**AIM**: All lines in the data bearing the string "this" should be identified and copied.

++++++++

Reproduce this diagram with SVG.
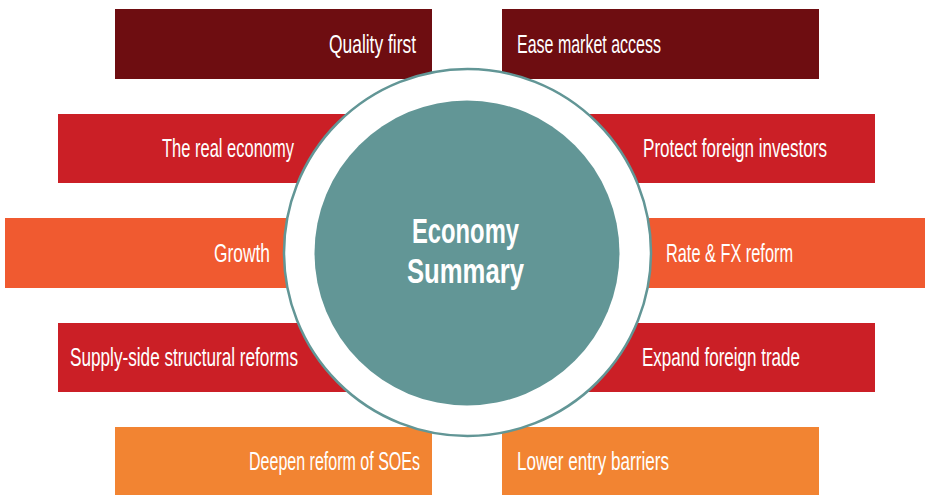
<svg xmlns="http://www.w3.org/2000/svg" width="925" height="495" viewBox="0 0 925 495">
  <style>
    .lbl { font-family: "Liberation Sans", Arial, sans-serif; font-size: 26px; fill: #ffffff; }
    .l { text-anchor: end; }
    .r { text-anchor: start; }
    .c1 { fill: #6E0D11; }
    .c2 { fill: #CB1F26; }
    .c3 { fill: #F05A30; }
    .c4 { fill: #F28432; }
    .title { font-family: "Liberation Sans", Arial, sans-serif; font-size: 35px; font-weight: bold; fill: #ffffff; text-anchor: middle; }
  </style>
  <rect width="925" height="495" fill="#ffffff"/>

  <!-- left column bars -->
  <g id="quality-first">
    <rect class="c1" x="115" y="9" width="317" height="70"/>
    <text class="lbl l" x="416" y="53" textLength="87" lengthAdjust="spacingAndGlyphs">Quality first</text>
  </g>
  <g id="real-economy">
    <rect class="c2" x="58" y="114" width="410" height="69"/>
    <text class="lbl l" x="294" y="157" textLength="132" lengthAdjust="spacingAndGlyphs">The real economy</text>
  </g>
  <g id="growth">
    <rect class="c3" x="5" y="218" width="463" height="70"/>
    <text class="lbl l" x="270" y="262" textLength="56" lengthAdjust="spacingAndGlyphs">Growth</text>
  </g>
  <g id="supply-side">
    <rect class="c2" x="58" y="323" width="410" height="69"/>
    <text class="lbl l" x="298" y="366" textLength="228" lengthAdjust="spacingAndGlyphs">Supply-side structural reforms</text>
  </g>
  <g id="soe-reform">
    <rect class="c4" x="115" y="427" width="317" height="68"/>
    <text class="lbl l" x="420" y="470" textLength="171" lengthAdjust="spacingAndGlyphs">Deepen reform of SOEs</text>
  </g>

  <!-- right column bars -->
  <g id="market-access">
    <rect class="c1" x="502" y="9" width="317" height="70"/>
    <text class="lbl r" x="517" y="53" textLength="144" lengthAdjust="spacingAndGlyphs">Ease market access</text>
  </g>
  <g id="foreign-investors">
    <rect class="c2" x="468" y="114" width="407" height="69"/>
    <text class="lbl r" x="643" y="157" textLength="184" lengthAdjust="spacingAndGlyphs">Protect foreign investors</text>
  </g>
  <g id="rate-fx">
    <rect class="c3" x="468" y="218" width="457" height="70"/>
    <text class="lbl r" x="666" y="262" textLength="127" lengthAdjust="spacingAndGlyphs">Rate &amp; FX reform</text>
  </g>
  <g id="foreign-trade">
    <rect class="c2" x="468" y="323" width="407" height="69"/>
    <text class="lbl r" x="642" y="366" textLength="158" lengthAdjust="spacingAndGlyphs">Expand foreign trade</text>
  </g>
  <g id="entry-barriers">
    <rect class="c4" x="502" y="427" width="317" height="68"/>
    <text class="lbl r" x="517" y="470" textLength="152" lengthAdjust="spacingAndGlyphs">Lower entry barriers</text>
  </g>

  <!-- central hub -->
  <g id="hub">
    <circle cx="467.5" cy="252.5" r="183.5" fill="#ffffff" stroke="#629696" stroke-width="2.5"/>
    <circle cx="467" cy="253" r="152.5" fill="#629696"/>
    <text class="title" x="465.5" y="243" textLength="107" lengthAdjust="spacingAndGlyphs">Economy</text>
    <text class="title" x="465.5" y="283" textLength="117" lengthAdjust="spacingAndGlyphs">Summary</text>
  </g>

  <g id="connectors"/>
</svg>
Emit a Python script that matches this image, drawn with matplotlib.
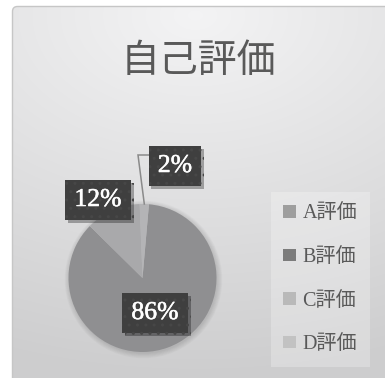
import matplotlib
matplotlib.use('Agg')
import matplotlib.pyplot as plt
import matplotlib.patheffects as pe
from matplotlib.patches import Patch, FancyBboxPatch, Circle
import numpy as np

plt.rcParams['font.family'] = ['Liberation Serif', 'Noto Sans CJK JP']
plt.rcParams['hatch.linewidth'] = 1.0

title = '自己評価'
categories = ['A評価', 'B評価', 'C評価', 'D評価']
shares = [86, 12, 2, 0]

pie_colors = ['#8f8f91', '#a9a9ab', '#b4b4b6', '#bdbdbd']
legend_colors = ['#9e9e9e', '#7c7c7c', '#b9b9b9', '#c2c2c2']

W, H = 385, 378
fig = plt.figure(figsize=(W / 100, H / 100), dpi=100)
fig.patch.set_facecolor('white')
ax = fig.add_axes([0, 0, 1, 1])

# chart area: soft radial gray gradient inside a thin rounded border
frame = FancyBboxPatch((12.5, -20), W + 20, H - 6.5 + 20,
                       boxstyle='round,pad=0,rounding_size=5',
                       fc='none', ec='#c6c6c6', lw=1.0, zorder=1)
ax.add_patch(frame)
yy, xx = np.mgrid[0:H, 0:W]
dist = np.sqrt(((xx - 195) / 1.5) ** 2 + (yy - 15) ** 2) / 360
shade = 0.955 - 0.15 * np.clip(dist, 0, 1)
bg = ax.imshow(np.dstack([shade, shade, shade + 0.004]).clip(0, 1),
               extent=(0, W, 0, H), origin='upper', aspect='auto', zorder=0)
bg.set_clip_path(frame)

center = (142.5, 100)
radius = 74

# faint shadow under the pie
for i in range(7):
    ax.add_patch(Circle((center[0] + 1, center[1] - 1.5), radius + 0.8 * i,
                        fc='black', ec='none', alpha=0.018, zorder=2))

wedges, _ = ax.pie(shares, colors=pie_colors, startangle=85,
                   counterclock=False, center=center, radius=radius,
                   frame=True, wedgeprops=dict(lw=0))
for w in wedges:
    w.set_zorder(3)

# data label boxes (centres in pixels)
label_pos = [(155, 65), (98, 178), (175, 212)]
for v, (x, y) in zip(shares, label_pos):
    if v == 0:
        continue
    t = ax.text(x, y, f'{v}%', fontsize=18.5, color='white',
                family=['Liberation Serif'], ha='center', va='center',
                zorder=6,
                bbox=dict(boxstyle='square,pad=0.36', fc='#3f3f3f',
                          ec='#474747', lw=0, hatch='..'))
    t.set_path_effects([pe.withStroke(linewidth=0.4, foreground='white')])
    t.get_bbox_patch().set_path_effects(
        [pe.SimplePatchShadow(offset=(2, -2), shadow_rgbFace='black',
                              alpha=0.3), pe.Normal()])

# leader line from the 2% box to its wedge
w = wedges[2]
mid = np.deg2rad((w.theta1 + w.theta2) / 2)
ex = center[0] + radius * np.cos(mid)
ey = center[1] + radius * np.sin(mid)
ax.plot([149, 138, ex], [223, 223, ey], color='#8a8a8a', lw=1.1,
        zorder=5, solid_joinstyle='miter')

ax.text(198.5, H - 61, title, fontsize=28, color='#595959',
        family=['Noto Sans CJK JP'], ha='center', va='center', zorder=6)

handles = [Patch(facecolor=c, edgecolor='none') for c in legend_colors]
leg = ax.legend(handles, categories, loc='upper left',
                bbox_to_anchor=(271 / W, 1 - 192 / H), borderaxespad=0,
                fontsize=14.5, labelspacing=1.22, handlelength=0.6,
                handleheight=0.6, handletextpad=0.35, borderpad=0.62,
                labelcolor='#595959', fancybox=False)
lf = leg.get_frame()
lf.set_facecolor('#ffffff')
lf.set_alpha(0.25)
lf.set_edgecolor('none')
leg.set_zorder(4)

ax.set_xlim(0, W)
ax.set_ylim(0, H)
ax.set_aspect('auto')
ax.axis('off')

fig.savefig('out.png', dpi=100, facecolor='white')
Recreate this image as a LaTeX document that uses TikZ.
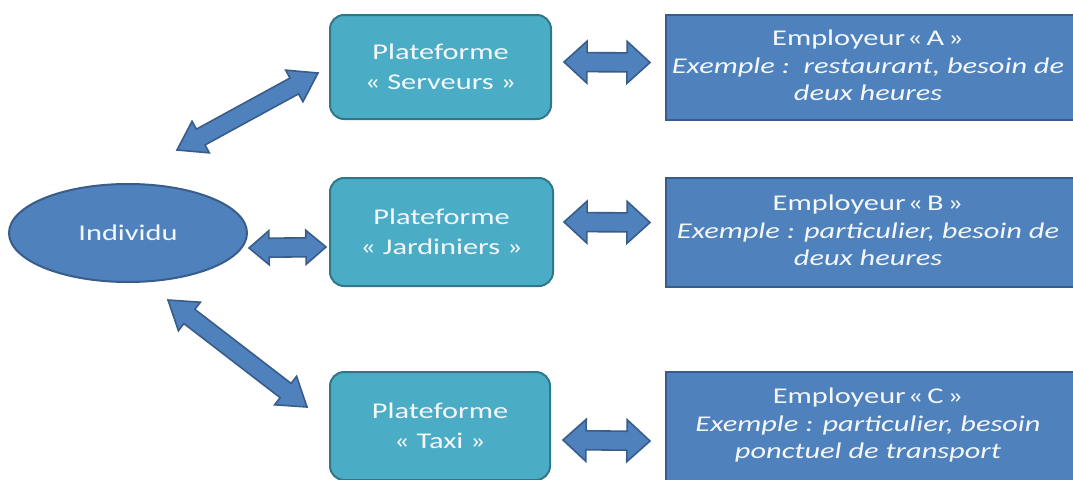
\documentclass[tikz,border=0pt]{standalone}
\usepackage{fontspec}
\setmainfont{Carlito}[FakeStretch=1.35]
\usetikzlibrary{calc,shapes.geometric}
\definecolor{platfill}{HTML}{4BACC6}
\definecolor{platline}{HTML}{31778A}
\definecolor{empfill}{HTML}{4F81BD}
\definecolor{empline}{HTML}{385D8A}
\definecolor{txt}{HTML}{F4F8FC}
\tikzset{
  plat/.style={draw=platline, fill=platfill, line width=2pt, rounded corners=14pt,
    text=txt, align=center, font=\fontsize{22.5}{30}\selectfont, inner sep=0pt},
  empbox/.style={draw=empline, fill=empfill, line width=2pt, inner sep=0pt},
  emptext/.style={text=txt, align=center, font=\fontsize{22.5}{27.5}\selectfont},
  indiv/.style={ellipse, draw=empline, fill=empfill, line width=2pt, text=txt,
    font=\fontsize{22.5}{26}\selectfont, inner sep=0pt},
  blockarrow/.style={draw=empline, fill=empfill, line width=1.6pt, line join=miter},
}
\newcommand{\emplname}[1]{Employeur\kern2pt«\kern4pt#1\kern4pt»}
% \barrow{from}{to}{head length}{head half width}{shaft half width}
\newcommand{\barrow}[5]{%
  \path let \p1=(#1), \p2=(#2), \n1={veclen(\x2-\x1,\y2-\y1)}, \n2={atan2(\y2-\y1,\x2-\x1)} in
    \pgfextra{\xdef\arrlen{\n1}\xdef\arrang{\n2}};
  \begin{scope}[shift={(#1)}, rotate=\arrang]
    \draw[blockarrow] (0,0) -- (#3,#4) -- (#3,#5) -- (\arrlen-#3,#5) -- (\arrlen-#3,#4)
      -- (\arrlen,0) -- (\arrlen-#3,-#4) -- (\arrlen-#3,-#5) -- (#3,-#5) -- (#3,-#4) -- cycle;
  \end{scope}}
\begin{document}
\begin{tikzpicture}[x=1pt, y=-1pt]
\useasboundingbox (0,0) rectangle (1073,479);
\fill[white] (0,0) rectangle (1073,479);

% nodes
\node[indiv, minimum width=238pt, minimum height=98pt] (ind) at (128,233) {Individu};
\node[plat, minimum width=221pt, minimum height=104pt] (ps) at (440.5,67) {Plateforme\\« Serveurs »};
\node[plat, minimum width=223pt, minimum height=108pt] (pj) at (441.5,232) {Plateforme\\« Jardiniers »};
\node[plat, minimum width=220pt, minimum height=108pt] (pt) at (440,426) {Plateforme\\« Taxi »};

\node[empbox, minimum width=414pt, minimum height=105pt,
  label={[emptext, xshift=-5pt, yshift=2pt]center:\emplname{A}\\\textit{Exemple :\ \ restaurant, besoin de}\\\textit{deux heures}}]
  (ea) at (873,67.5) {};
\node[empbox, minimum width=414pt, minimum height=109pt,
  label={[emptext, xshift=-5pt, yshift=2pt]center:\emplname{B}\\\textit{Exemple : particulier, besoin de}\\\textit{deux heures}}]
  (eb) at (873,232.5) {};
\node[empbox, minimum width=414pt, minimum height=110pt,
  label={[emptext, xshift=-5pt, yshift=2pt]center:\emplname{C}\\\textit{Exemple : particulier, besoin}\\\textit{ponctuel de transport}}]
  (ec) at (873,427) {};

% arrow end points
\coordinate (s1) at (177,150);
\coordinate (s2) at (318,73);
\coordinate (j1) at ($(ind.east)+(1,15)$);
\coordinate (j2) at ($(pj.west)+(-3,15)$);
\coordinate (t1) at (168,300);
\coordinate (t2) at (307,407);
\coordinate (a1) at ($(ps.east)+(12,-5)$);
\coordinate (a2) at ($(ea.west)+(-15,-5)$);
\coordinate (b1) at ($(pj.east)+(10,-10)$);
\coordinate (b2) at ($(eb.west)+(-15,-10)$);
\coordinate (c1) at ($(pt.east)+(12,14)$);
\coordinate (c2) at ($(ec.west)+(-15,14)$);

\barrow{s1}{s2}{27}{18}{9}
\barrow{j1}{j2}{20}{17}{9.5}
\barrow{t1}{t2}{27}{18}{9}
\barrow{a1}{a2}{23}{21}{9.5}
\barrow{b1}{b2}{23}{21}{9.5}
\barrow{c1}{c2}{23}{21}{9.5}
\end{tikzpicture}
\end{document}
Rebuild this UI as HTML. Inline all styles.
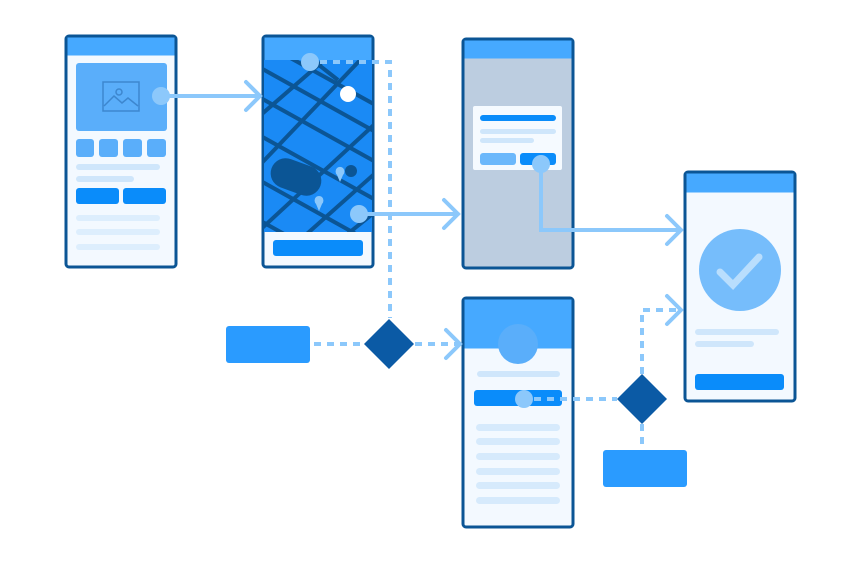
<!DOCTYPE html>
<html><head><style>html,body{margin:0;padding:0;background:#fff}svg{display:block}</style></head>
<body>
<svg width="860" height="564" viewBox="0 0 860 564" xmlns="http://www.w3.org/2000/svg">
<defs><clipPath id="map"><rect x="264" y="60" width="108" height="172"/></clipPath></defs>
<!-- phone 1 -->
<rect x="66" y="36" width="110" height="231" rx="3" fill="#f3f9ff" stroke="#0b5595" stroke-width="3"/>
<rect x="67.5" y="37.5" width="107" height="18" fill="#46a9ff"/>
<rect x="76" y="63" width="91" height="68" rx="3" fill="#5aaefa"/>
<g fill="none" stroke="#3d87cf" stroke-width="1.5"><rect x="103" y="82" width="36" height="29"/><path d="M104 106l10-10 8 7 6-5 10 8"/><circle cx="119" cy="92" r="3"/></g>
<g fill="#5aaefa"><rect x="76" y="139" width="18" height="18" rx="3"/><rect x="99" y="139" width="19" height="18" rx="3"/><rect x="123" y="139" width="19" height="18" rx="3"/><rect x="147" y="139" width="19" height="18" rx="3"/></g>
<rect x="76" y="164" width="84" height="6" rx="3" fill="#cfe6fb"/><rect x="76" y="176" width="58" height="6" rx="3" fill="#cfe6fb"/>
<rect x="76" y="188" width="43" height="16" rx="3" fill="#0a8cfa"/><rect x="123" y="188" width="43" height="16" rx="3" fill="#0a8cfa"/>
<rect x="76" y="215" width="84" height="6" rx="3" fill="#ddeefd"/><rect x="76" y="229" width="84" height="6" rx="3" fill="#ddeefd"/><rect x="76" y="244" width="84" height="6" rx="3" fill="#ddeefd"/>
<!-- phone 2 -->
<rect x="263" y="36" width="110" height="231" rx="3" fill="#f3f9ff" stroke="#0b5595" stroke-width="3"/>
<rect x="264.5" y="37.5" width="107" height="23" fill="#46a9ff"/>
<rect x="264" y="60" width="108" height="172" fill="#1a8af5"/>
<g clip-path="url(#map)" stroke="#0b5595" stroke-width="4" fill="none">
<path d="M250 62L390 140M250 92L390 170M250 130L390 208M250 175L390 253M250 215L390 293M285 55L390 113"/>
<path d="M255 120L330 55M255 170L365 55M260 230L390 110M300 240L390 160M340 240L390 200M310 58L338 80"/>
</g>
<rect x="270" y="162" width="52" height="30" rx="15" transform="rotate(20 296 177)" fill="#0b5595"/>
<circle cx="351" cy="171" r="6" fill="#0b5595"/>
<path d="M337 168a5 5 0 0 1 6 0 5 5 0 0 1 0 7l-3 7-3-7a5 5 0 0 1 0-7z" fill="#8cc8fb"/>
<path d="M316 197a5 5 0 0 1 6 0 5 5 0 0 1 0 7l-3 7-3-7a5 5 0 0 1 0-7z" fill="#8cc8fb"/>
<circle cx="348" cy="94" r="8" fill="#fff"/>
<rect x="273" y="240" width="90" height="16" rx="3" fill="#0a8cfa"/>
<!-- phone 3 -->
<rect x="463" y="39" width="110" height="229" rx="3" fill="#bccde0" stroke="#0b5595" stroke-width="3"/>
<rect x="464.5" y="40.5" width="107" height="18" fill="#46a9ff"/>
<rect x="473" y="106" width="89" height="64" rx="2" fill="#f5faff"/>
<rect x="480" y="115" width="76" height="6" rx="3" fill="#0a8cfa"/>
<rect x="480" y="129" width="76" height="5" rx="2.5" fill="#cfe6fb"/><rect x="480" y="138" width="54" height="5" rx="2.5" fill="#cfe6fb"/>
<rect x="480" y="153" width="36" height="12" rx="3" fill="#6cb8fb"/><rect x="520" y="153" width="36" height="12" rx="3" fill="#0a8cfa"/>
<!-- phone 4 -->
<rect x="685" y="172" width="110" height="229" rx="3" fill="#f3f9ff" stroke="#0b5595" stroke-width="3"/>
<rect x="686.5" y="173.5" width="107" height="19" fill="#46a9ff"/>
<circle cx="740" cy="270" r="41" fill="#76bdfb"/>
<path d="M720 272l13 13 26-28" stroke="#b9defd" stroke-width="7" fill="none" stroke-linecap="round"/>
<rect x="695" y="329" width="84" height="6" rx="3" fill="#cfe6fb"/><rect x="695" y="341" width="59" height="6" rx="3" fill="#cfe6fb"/>
<rect x="695" y="374" width="89" height="16" rx="3" fill="#0a8cfa"/>
<!-- phone 5 -->
<rect x="463" y="298" width="110" height="229" rx="3" fill="#f3f9ff" stroke="#0b5595" stroke-width="3"/>
<rect x="464.5" y="299.5" width="107" height="49" fill="#46a9ff"/>
<circle cx="518" cy="344" r="20" fill="#5aaefa"/>
<rect x="477" y="371" width="83" height="6" rx="3" fill="#cfe6fb"/>
<rect x="474" y="390" width="88" height="16" rx="3" fill="#0a8cfa"/>
<g fill="#d6eafc"><rect x="476" y="424" width="84" height="7" rx="3.5"/><rect x="476" y="438" width="84" height="7" rx="3.5"/><rect x="476" y="453" width="84" height="7" rx="3.5"/><rect x="476" y="468" width="84" height="7" rx="3.5"/><rect x="476" y="482" width="84" height="7" rx="3.5"/><rect x="476" y="497" width="84" height="7" rx="3.5"/></g>
<!-- connectors -->
<g stroke-linecap="round" fill="none">
<path d="M160 96H260M246 82l14 14-14 14" stroke="#8cc8fb" stroke-width="4"/>
<path d="M359 214H458M444 200l14 14-14 14" stroke="#8cc8fb" stroke-width="4"/>
<path d="M541 164V230H681M667 216l14 14-14 14" stroke="#8cc8fb" stroke-width="4"/>
<path d="M446 330l14 14-14 14M667 296l14 14-14 14" stroke="#8cc8fb" stroke-width="4"/>
</g>
<g stroke="#8cc8fb" stroke-width="4" stroke-dasharray="7 6" fill="none">
<path d="M320 62H390V318"/>
<path d="M314 344H365M415 344H458"/>
<path d="M534 399H617M642 424V448M642 374V310H680"/>
</g>
<circle cx="161" cy="96" r="9" fill="#8cc8fb"/>
<circle cx="310" cy="62" r="9" fill="#8cc8fb"/>
<circle cx="359" cy="214" r="9" fill="#8cc8fb"/>
<circle cx="541" cy="164" r="9" fill="#8cc8fb"/>
<circle cx="524" cy="399" r="9" fill="#8cc8fb"/>
<!-- decision / boxes -->
<rect x="226" y="326" width="84" height="37" rx="3" fill="#2a9bff"/>
<rect x="603" y="450" width="84" height="37" rx="3" fill="#2a9bff"/>
<path d="M389 319L414 344 389 369 364 344Z" fill="#0b5aa5"/>
<path d="M642 374L667 399 642 424 617 399Z" fill="#0b5aa5"/>
</svg>
</body></html>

++++++++

**OUTPUT**:
Reproduce this diagram with SVG.
Emit a Python script that matches this image, drawn with matplotlib.
Recreate this image as a LaTeX document that uses TikZ.
Rebuild this UI as HTML. Inline all styles.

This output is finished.